Bulkheads are key structural reinforcements inside an aircraft’s fuselage. They provide strength and rigidity, dividing the aircraft into sections and supporting internal components. These parts must be both lightweight and high-strength, which is why aerospace manufacturers primarily use aluminum, titanium, or composite materials for bulkhead production.

CNC Milling for Bulkheads

CNC milling is the primary method for machining bulkheads due to their large, complex shapes and the need for precise cutouts and weight-reducing pockets. Bulkheads often have integrated mounting points, reinforcing ribs, and aerodynamic contours, which require multi-axis machining.

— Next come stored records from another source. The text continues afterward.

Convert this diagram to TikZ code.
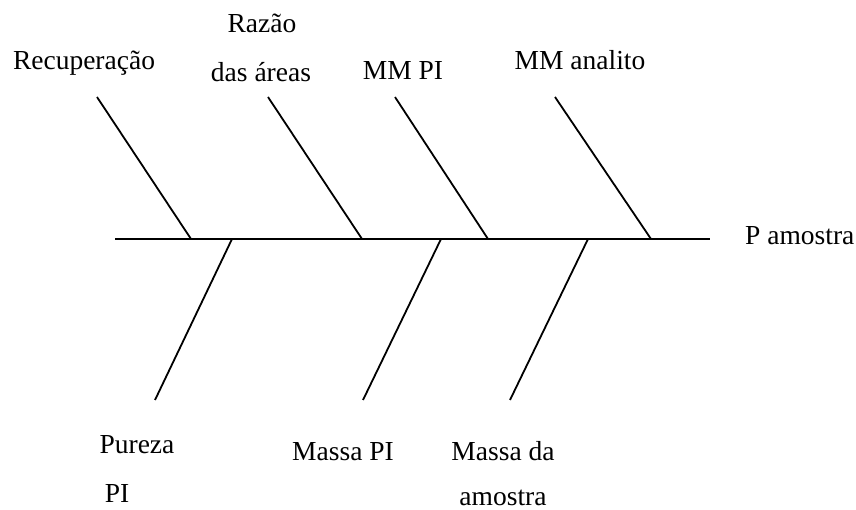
\documentclass[tikz,border=0pt]{standalone}
\usepackage{fontspec}
\setmainfont{Liberation Serif}
\usepackage{xcolor}
\usetikzlibrary{positioning}

\begin{document}
\begin{tikzpicture}[
  x=1pt, y=-1pt,
  bone/.style={line width=1.8pt, black},
  cause/.style={font=\fontsize{27.5}{32}\selectfont, anchor=base, inner sep=0pt},
]
  \useasboundingbox (0,0) rectangle (856,510);

  % Spine
  \coordinate (spineL) at (115,239);
  \coordinate (spineR) at (710,239);
  \draw[bone] (spineL) -- (spineR);
  \node[cause, anchor=base west] (effect) at (745,245) {P amostra};

  % Upper causes
  \foreach \n/\xa/\xb in {rec/97/191, raz/268/362, mmpi/395/488, mman/555/651} {
    \coordinate (\n top) at (\xa,97);
    \coordinate (\n bot) at (\xb,239);
    \draw[bone] (\n top) -- (\n bot);
  }
  \node[cause] (recup) at (84,70) {Recuperação};
  \node[cause] (razao1) at (262,33) {Razão};
  \node[cause] (razao2) at (261,82) {das áreas};
  \node[cause] (mmpi) at (403,80) {MM PI};
  \node[cause] (mmanalito) at (580,70) {MM analito};

  % Lower causes
  \foreach \n/\xa/\xb in {pur/232/155, mpi/441/363, mam/588/510} {
    \coordinate (\n top) at (\xa,239);
    \coordinate (\n bot) at (\xb,400);
    \draw[bone] (\n top) -- (\n bot);
  }
  \node[cause] (pureza1) at (137,453) {Pureza};
  \node[cause] (pureza2) at (117,502) {PI};
  \node[cause] (massapi) at (343,460) {Massa PI};
  \node[cause] (massaam1) at (503,460) {Massa da};
  \node[cause] (massaam2) at (503,505) {amostra};

\end{tikzpicture}
\end{document}
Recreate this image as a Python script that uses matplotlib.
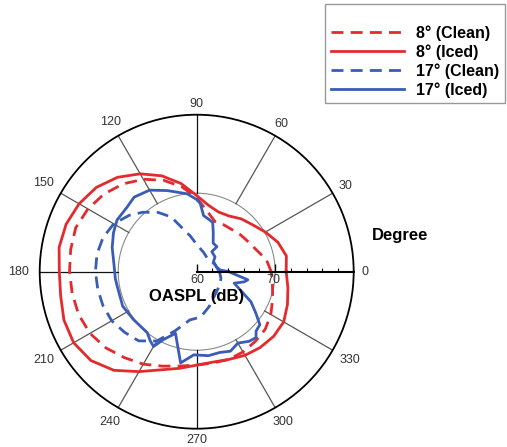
import numpy as np
import matplotlib
matplotlib.use("Agg")
import matplotlib.pyplot as plt

plt.rcParams['font.family'] = ['Liberation Sans', 'DejaVu Sans']

# OASPL directivity (dB), angle in degrees
ang_8_iced = [0, 10, 20, 30, 40, 50, 60, 70, 80, 90, 100, 110, 120, 130, 140, 150, 160, 170,
              180, 190, 200, 210, 220, 230, 240, 250, 260, 270, 280, 290, 300, 310, 320, 330, 340, 350]
spl_8_iced = [71.4, 71.6, 71.0, 70.1, 69.3, 68.8, 68.2, 68.1, 68.6, 69.7, 71.4, 73.0, 74.4, 75.7,
              76.7, 77.3, 77.7, 77.8, 77.5, 77.6, 78.0, 78.1, 77.6, 76.4, 74.7, 73.3, 72.5, 71.9,
              71.7, 71.9, 72.3, 72.6, 72.8, 72.8, 72.3, 71.8]

ang_8_clean = [0, 10, 20, 30, 40, 50, 60, 70, 80, 90, 100, 110, 120, 130, 140, 150, 160, 170,
               180, 190, 200, 210, 220, 230, 240, 250, 260, 270, 280, 290, 300, 310, 320, 330, 340, 350]
spl_8_clean = [69.5, 69.0, 68.1, 67.6, 67.3, 67.0, 66.9, 66.8, 67.8, 69.4, 71.0, 72.4, 73.6, 74.6,
               75.4, 76.0, 76.4, 76.3, 76.2, 76.1, 76.0, 75.7, 75.1, 74.3, 73.6, 72.8, 72.2, 71.9,
               71.8, 71.9, 71.8, 71.6, 71.4, 70.9, 70.3, 69.8]

ang_17_clean = [0, 20, 40, 53, 70, 89, 100, 108, 115, 123, 132, 140, 150, 160, 170, 180, 190,
                200, 210, 220, 230, 240, 250, 262, 275, 290, 310, 330, 345]
spl_17_clean = [62.9, 62.5, 62.3, 62.2, 62.6, 63.4, 64.6, 65.8, 67.7, 69.0, 70.2, 71.2, 72.2,
                72.7, 72.9, 72.9, 72.8, 72.7, 72.5, 72.0, 71.5, 70.2, 68.0, 66.2, 65.8, 64.7,
                63.7, 63.4, 63.2]

ang_17_iced = [0.5, 4, 14, 31, 39, 53, 51, 60, 67, 72, 76, 83, 87, 90, 97, 110, 120, 130, 137,
               147, 155, 164, 172, 185, 190, 205, 217, 231, 236, 240, 244, 251, 260, 268, 278,
               286, 293, 300, 307, 312, 315, 320, 325, 331, 343, 348, 351]
spl_17_iced = [64.0, 63.0, 62.6, 62.5, 63.0, 63.2, 64.1, 64.2, 65.4, 66.6, 66.8, 67.2, 68.7,
               69.2, 70.0, 71.0, 72.0, 72.4, 72.1, 72.1, 71.7, 71.2, 70.7, 70.4, 70.3, 70.4,
               70.1, 70.0, 70.6, 71.0, 69.6, 68.3, 71.8, 70.6, 70.8, 70.7, 71.0, 70.5, 71.1,
               71.3, 70.7, 70.5, 69.2, 67.9, 65.0, 66.2, 66.6]

theta_ticks = [0, 30, 60, 90, 120, 150, 180, 210, 240, 270, 300, 330]
theta_labels = ['0', '30', '60', '90', '120', '150', '180', '210', '240', '270', '300', '330']

red = '#e42a2e'
blue = '#3a5cb6'


def closed(a, v):
    a = np.deg2rad(list(a) + [a[0] + 360])
    return a, list(v) + [v[0]]


fig = plt.figure(figsize=(5.07, 4.47), dpi=100)
rect = [0.0783, 0.0409, 0.6193, 0.7025]
ax = fig.add_axes(rect, projection='polar')
ax.set_ylim(60, 80)
ax.set_yticks([])
ax.grid(False)
ax.spines['polar'].set_linewidth(1.3)

ax.set_xticks(np.deg2rad(theta_ticks))
ax.set_xticklabels([])
ax.set_xticks(np.deg2rad(np.arange(0, 360, 5)), minor=True)
ax.tick_params(axis='x', which='minor', direction='in', length=4, width=0.8)
ax.tick_params(axis='x', which='major', length=0)

# angle labels just outside the rim, pushed further out sideways for wider labels
for d, lbl in zip(theta_ticks, theta_labels):
    t = np.deg2rad(d)
    off = 11 + abs(np.cos(t)) * max(0, 6 * (len(lbl) - 1) - 2)
    ax.annotate(lbl, xy=(t, 80), xytext=(off * np.cos(t), off * np.sin(t)),
                textcoords='offset pixels', ha='center', va='center',
                fontsize=9, color='#333333', annotation_clip=False)

# ring at 70 dB and spokes from the ring to the rim
ring = np.linspace(0, 2 * np.pi, 361)
ax.plot(ring, np.full_like(ring, 70), color='#8a8a8a', lw=0.8)
for d in range(30, 360, 30):
    c = '#111111' if d in (90, 180, 270) else '#555555'
    ax.plot([np.deg2rad(d)] * 2, [70, 80], color=c, lw=0.9)

dash = (4.3, 2.6)
l1, = ax.plot(*closed(ang_8_clean, spl_8_clean), color=red, lw=2.0, dashes=dash, label='8° (Clean)')
l2, = ax.plot(*closed(ang_8_iced, spl_8_iced), color=red, lw=2.0, label='8° (Iced)')
l3, = ax.plot(*closed(ang_17_clean, spl_17_clean), color=blue, lw=2.0, dashes=dash, label='17° (Clean)')
l4, = ax.plot(*closed(ang_17_iced, spl_17_iced), color=blue, lw=2.0, label='17° (Iced)')

# radial axis drawn along 0 deg
ax2 = fig.add_axes(rect)
ax2.set_xlim(-20, 20)
ax2.set_ylim(-20, 20)
ax2.axis('off')
ax2.plot([0, 20], [0, 0], color='black', lw=1.5)
minor = [r for r in range(0, 21, 2) if r % 10]
ax2.vlines(minor, 0, 0.5, color='black', lw=0.8)
ax2.vlines([0, 10, 20], 0, 0.95, color='black', lw=1.0)
ax2.text(0.1, -1.1, '60', ha='center', va='center', fontsize=9, color='#333333')
ax2.text(9.8, -1.1, '70', ha='center', va='center', fontsize=9, color='#333333')
ax2.text(0, -3.2, 'OASPL (dB)', ha='center', va='center', fontsize=12, fontweight='bold')

fig.text(372 / 507, 1 - 235 / 447, 'Degree', ha='left', va='center', fontsize=12, fontweight='bold')

leg = fig.legend([l1, l2, l3, l4], [l.get_label() for l in (l1, l2, l3, l4)],
                 loc='upper right', bbox_to_anchor=(505 / 507, 1 - 4 / 447), borderaxespad=0,
                 fancybox=False, edgecolor='#999999', framealpha=1,
                 prop={'weight': 'bold', 'size': 11.5}, handlelength=4.6, handletextpad=0.75,
                 labelspacing=0.22, borderpad=0.35, title=' ', title_fontsize=8.5)
leg.get_frame().set_linewidth(1.0)

fig.savefig('out.png', dpi=100)
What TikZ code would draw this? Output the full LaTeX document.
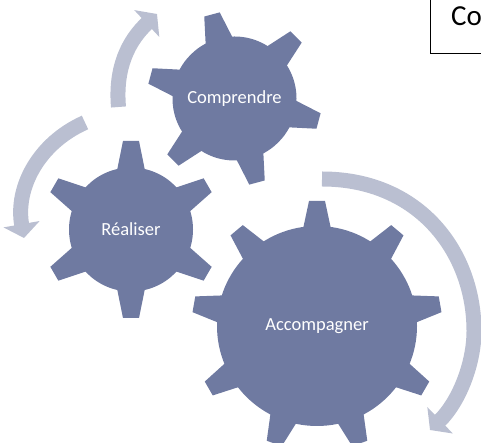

Key features of CNC milling for bulkheads:

5-axis capability ensures precise contouring of bulkhead geometry.
High-speed machining removes excess material efficiently while maintaining strength.
Precision pocketing reduces weight while maintaining structural integrity.
Adaptive tool paths minimize vibration and stress in the material.

The machining process starts with a solid aluminum or titanium billet, which is then milled down to its final shape using high-speed carbide or diamond-coated cutting tools. CNC milling creates precise holes, slots, and attachment points to integrate bulkheads into the fuselage structure.

After machining, surface treatments such as anodizing, chemical conversion coating, or thermal treatments are applied to enhance corrosion resistance and fatigue strength.

Fastener Production

Fasteners are one of the most critical components in aerospace assembly, ensuring that different parts of the aircraft are securely joined. Aerospace fasteners include bolts, rivets, screws, and pins, often made from titanium, stainless steel, or aerospace-grade aluminum for high strength and corrosion resistance.

CNC Turning for Fasteners

Fastener production relies heavily on CNC turning because fasteners are cylindrical components that require precision threading, tight tolerances, and uniform diameters. The CNC lathe rotates the raw metal bar stock while a cutting tool shapes it into standard or custom fastener designs.

Key features of CNC turning for aerospace fasteners:

High-speed production enables mass manufacturing of uniform fasteners.
Precision threading ensures secure, vibration-resistant connections.
Live tooling capabilities allow for additional milling operations like hex heads or grooves.
Automated feed systems improve efficiency in high-volume production.

Common aerospace fasteners produced with CNC turning include:

Studs – Used in engine assemblies and structural connections where high shear and tensile strength are required.
Sleeve nuts – Provide secure fastening in high-vibration environments, such as landing gear and engine mounts.
Barrel nuts – Used in aircraft structures to fasten panels and components while distributing loads efficiently.
Shear pins – Designed to break under excessive load to protect critical systems from damage, commonly used in control linkages.
Dowel pins – Ensure precise alignment of components in engine casings and structural assemblies.
Tapered pins – Used in high-stress aerospace applications where strong, precise alignment is needed.
Specialty captive fasteners – Designed for access panels and removable components, preventing loss during maintenance.

Conclusion

CNC milling and CNC turning are vital in aerospace manufacturing, each specializing in different component types. CNC milling is ideal for complex, contoured parts like turbine blades and bulkheads, while CNC turning excels at cylindrical components such as shafts and fasteners.

Advanced 5-axis milling, precision turning, and automation ensure high accuracy, material efficiency, and structural integrity. As aerospace technology evolves, CNC machining remains essential for producing lighter, stronger, and more aerodynamic aircraft components with the precision required for safety and performance.